Monday, May 14, 2012

A Letter to a Friend - excerpt


·  When I was in my 40’s, I dreamed of being a really good tennis player.  I even fantasized that I would get better with age as others more talented fell apart with time. 

  After giving up tennis in my 50’s, I discovered that I didn't miss it at all.  My new passion for ballroom dancing replaced tennis and took center stage in my life, leaving me with NO regrets.

  I realized from this and other experiences in my life that I needed to be skeptical about my professed passions and interests.  They do not necessarily last forever.  Indeed, I can recall numerous examples of categorical positions that I have taken in my life that have changed, sometimes abruptly and for no apparent reason.  At times, I have been both shocked by own hypocrisy, but also gratified by my flexibility for change.

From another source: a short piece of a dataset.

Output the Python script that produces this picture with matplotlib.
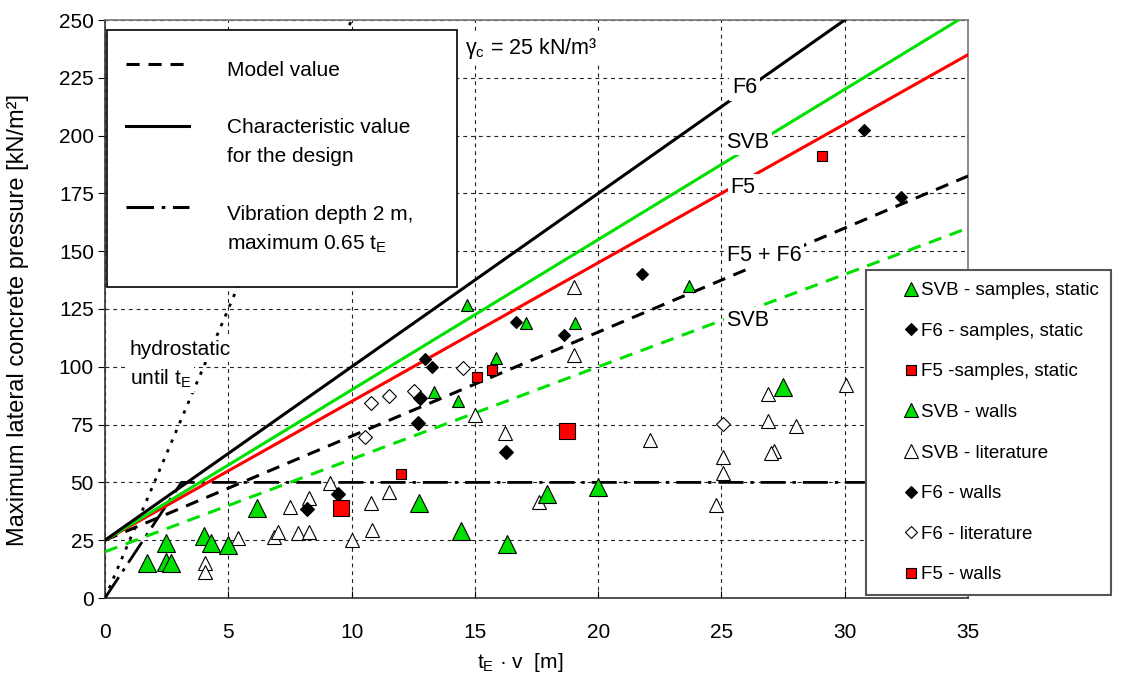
import matplotlib
matplotlib.use("Agg")
import matplotlib.pyplot as plt
from matplotlib.lines import Line2D
from matplotlib.patches import Rectangle

plt.rcParams["font.family"] = ["Liberation Sans", "DejaVu Sans"]
plt.rcParams["mathtext.fontset"] = "custom"
plt.rcParams["mathtext.rm"] = "Liberation Sans"
plt.rcParams["mathtext.it"] = "Liberation Sans:italic"

GREEN = "#00e000"
RED = "#ff0000"

# design / model lines (endpoints)
f6_char_x, f6_char_y = [0, 30], [25, 250]
svb_char_x, svb_char_y = [0, 35], [25, 252.5]
f5_char_x, f5_char_y = [0, 35], [25, 235]
f5f6_model_x, f5f6_model_y = [0, 35], [25, 182.5]
svb_model_x, svb_model_y = [0, 35], [20, 160]
vib_x, vib_y = [0, 3.1, 35], [0, 50, 50]
hydro_x, hydro_y = [0, 10], [0, 250]

# measured points
svb_samples_x = [14.7, 17.07, 19.06, 15.86, 13.35, 14.33, 23.68]
svb_samples_y = [126.7, 119.1, 119.1, 103.7, 89.2, 85.3, 134.9]

f6_samples_x = [12.98, 13.25, 16.67, 18.61, 21.76, 30.78, 32.3]
f6_samples_y = [103.2, 99.8, 119.5, 113.7, 140.1, 202.4, 173.6]

f5_samples_x = [12.0, 15.1, 15.68, 29.06]
f5_samples_y = [53.6, 95.7, 98.6, 191.2]

svb_walls_x = [1.69, 2.47, 2.47, 2.66, 4.01, 4.30, 5.0, 6.18, 12.75, 14.42,
               17.91, 20.0, 16.29, 27.48]
svb_walls_y = [15.0, 23.6, 15.7, 15.0, 26.8, 23.6, 22.9, 38.8, 41.2, 29.1,
               45.0, 47.9, 23.4, 91.1]

svb_lit_x = [4.06, 4.06, 5.41, 6.86, 7.03, 7.84, 8.29, 7.50, 8.29, 9.12,
             10.0, 10.77, 10.84, 11.53, 15.0, 19.03, 19.03, 16.22, 22.1, 17.61,
             26.87, 26.87, 28.04, 27.14, 27.03, 25.07, 25.07, 24.78, 30.05]
svb_lit_y = [15.0, 11.4, 25.8, 26.2, 28.7, 28.0, 28.7, 39.2, 43.1, 49.9,
             25.1, 41.2, 29.4, 46.0, 79.3, 134.6, 105.1, 71.2, 68.3, 41.4,
             88.2, 76.7, 74.4, 63.7, 62.9, 61.1, 53.9, 40.2, 92.1]

f6_walls_x = [8.18, 9.46, 12.71, 12.77, 16.26]
f6_walls_y = [38.6, 45.0, 75.5, 86.4, 63.3]

f6_lit_x = [10.54, 10.77, 11.53, 12.53, 14.53, 25.07]
f6_lit_y = [69.5, 84.5, 87.4, 89.7, 99.3, 75.3]

f5_walls_x = [9.56, 18.72]
f5_walls_y = [38.8, 72.2]

legend_labels = ["SVB - samples, static", "F6 - samples, static", "F5 -samples, static",
                 "SVB - walls", "SVB - literature", "F6 - walls", "F6 - literature",
                 "F5 - walls"]

fig = plt.figure(figsize=(11.26, 6.76), dpi=100)
ax = fig.add_axes([105 / 1126, 1 - 598 / 676, 863 / 1126, 578 / 676])

dash = (0, (4.3, 2.9))
dashdot = (0, (9, 2.5, 1.2, 2.5))

ax.plot(hydro_x, hydro_y, color="black", lw=2.0, ls=(0, (1.2, 2.6)), zorder=3)
ax.plot(vib_x, vib_y, color="black", lw=2.0, ls=dashdot, zorder=3)
ax.plot(svb_model_x, svb_model_y, color=GREEN, lw=2.2, ls=dash, zorder=3)
ax.plot(f5f6_model_x, f5f6_model_y, color="black", lw=2.2, ls=dash, zorder=3)
ax.plot(f5_char_x, f5_char_y, color=RED, lw=2.2, zorder=3)
ax.plot(svb_char_x, svb_char_y, color=GREEN, lw=2.2, zorder=3)
ax.plot(f6_char_x, f6_char_y, color="black", lw=2.2, zorder=3)

mk = dict(ls="none", mec="black", mew=0.8, zorder=4)
ax.plot(svb_lit_x, svb_lit_y, marker="^", ms=10, mfc="white", **mk)
ax.plot(f6_lit_x, f6_lit_y, marker="D", ms=7.5, mfc="white", **mk)
ax.plot(svb_walls_x, svb_walls_y, marker="^", ms=13, mfc=GREEN, **mk)
ax.plot(f6_walls_x, f6_walls_y, marker="D", ms=7, mfc="black", **mk)
ax.plot(f5_walls_x, f5_walls_y, marker="s", ms=11.5, mfc=RED, **mk)
ax.plot(svb_samples_x, svb_samples_y, marker="^", ms=8.5, mfc=GREEN, **mk)
ax.plot(f6_samples_x, f6_samples_y, marker="D", ms=6.5, mfc="black", **mk)
ax.plot(f5_samples_x, f5_samples_y, marker="s", ms=7.8, mfc=RED, **mk)

box = dict(facecolor="white", edgecolor="none", pad=2)
for x, y, s in [(25.95, 220.6, "F6"), (26.07, 197.2, "SVB"), (25.87, 177.5, "F5"),
                (26.72, 148.3, "F5 + F6"), (26.07, 120.2, "SVB")]:
    ax.text(x, y, s, ha="center", va="center", fontsize=15.5, bbox=box, zorder=5)

ax.text(1.0, 105.1, "hydrostatic", fontsize=15, va="baseline", bbox=box, zorder=5)
ax.text(1.0, 92.1, r"until t$_\mathrm{E}$", fontsize=15, va="baseline", bbox=box, zorder=5)
ax.text(14.6, 235.5, r"γ$_\mathrm{c}$ = 25 kN/m³", fontsize=15.5, va="baseline", bbox=box, zorder=5)

ax.set_xlim(0, 35)
ax.set_ylim(0, 250)
ax.set_xticks(range(0, 36, 5))
ax.set_yticks(range(0, 251, 25))
ax.grid(True, color="#222222", lw=0.8, ls=(0, (3.5, 3.5)), zorder=1)
ax.set_axisbelow(True)
ax.tick_params(axis="x", direction="in", length=5, pad=18, labelsize=15)
ax.tick_params(axis="y", direction="out", length=5, pad=3, labelsize=15)
for side in ["left", "bottom"]:
    ax.spines[side].set_color("#333333")
    ax.spines[side].set_linewidth(1.2)
for side in ["top", "right"]:
    ax.spines[side].set_color("#777777")
    ax.spines[side].set_linewidth(1.2)

ax.set_ylabel("Maximum lateral concrete pressure [kN/m²]", fontsize=17)
ax.yaxis.label.set_va("center")
ax.yaxis.set_label_coords(-(105 - 18) / 863, (598 - 320) / 578)
ax.set_xlabel(r"t$_\mathrm{E}$ · v  [m]", fontsize=15)
ax.xaxis.label.set_va("center")
ax.xaxis.set_label_coords((520 - 105) / 863, -(662 - 598) / 578)

# left legend (line styles), drawn in axes coordinates
def ay(py):
    return (598 - py) / 578

def axx(px):
    return (px - 105) / 863

ax.add_patch(Rectangle((axx(107), ay(287)), axx(457) - axx(107), ay(30) - ay(287),
                       transform=ax.transAxes, facecolor="white", edgecolor="black",
                       lw=1.2, zorder=10))
for py, ls in [(64, dash), (126, "-"), (207, dashdot)]:
    ax.add_line(Line2D([axx(126), axx(189)], [ay(py), ay(py)], transform=ax.transAxes,
                       color="black", lw=2.2, ls=ls, zorder=11))
for py, s in [(76, "Model value"), (133, "Characteristic value"), (162, "for the design"),
              (220, "Vibration depth 2 m,"), (250, r"maximum 0.65 t$_\mathrm{E}$")]:
    ax.text(axx(227), ay(py), s, transform=ax.transAxes, fontsize=15, va="baseline",
            zorder=11)

# right legend (markers)
proxy = [
    Line2D([], [], ls="none", marker="^", ms=9.4, mfc=GREEN, mec="black", mew=0.8),
    Line2D([], [], ls="none", marker="D", ms=6.2, mfc="black", mec="black", mew=0.8),
    Line2D([], [], ls="none", marker="s", ms=7.9, mfc=RED, mec="black", mew=0.8),
    Line2D([], [], ls="none", marker="^", ms=9.4, mfc=GREEN, mec="black", mew=0.8),
    Line2D([], [], ls="none", marker="^", ms=9.4, mfc="white", mec="black", mew=0.8),
    Line2D([], [], ls="none", marker="D", ms=6.2, mfc="black", mec="black", mew=0.8),
    Line2D([], [], ls="none", marker="D", ms=6.2, mfc="white", mec="black", mew=0.8),
    Line2D([], [], ls="none", marker="s", ms=7.9, mfc=RED, mec="black", mew=0.8),
]
leg = ax.legend(proxy, legend_labels, loc="upper left",
                bbox_to_anchor=(866 / 1126, 1 - 270 / 676), bbox_transform=fig.transFigure,
                borderaxespad=0, fontsize=13.5, handlelength=3.5, handletextpad=-1.2,
                labelspacing=1.25, borderpad=0.65, fancybox=False, framealpha=1,
                edgecolor="#555555")
leg.get_frame().set_linewidth(1.5)
leg.set_zorder(12)

fig.savefig("out.png", dpi=100)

 Life is filled with too many opportunities that keep you fresh and young and alive.  Simply living the same day over and over again maybe the definition of hell on earth.

2 comments:

  1. This comment has been removed by the author.

    ReplyDelete
  2. This is so very true and yet it also hints at some of the danger of giving in completely to our natural tendency to enjoy the "new". Some sort of steadfast belief system and loyalty to designated people in our lives is necessary to have continuity and meaning, it is all necessary if we want to be grounded. Perhaps not as prevalent in Hawaii, but in so cal, the tendency is to live like an 18 y/o, bouncing from new best friend to new best friend, turning over the fields of life even faster than the farmer himself, and finding no peace as a result. I have had periods of this and I have observed it in many others as well.

    It is a delicate balance to be true to self while actively encouraging the right level of drift that the journey of self needs and not getting swept out into the current.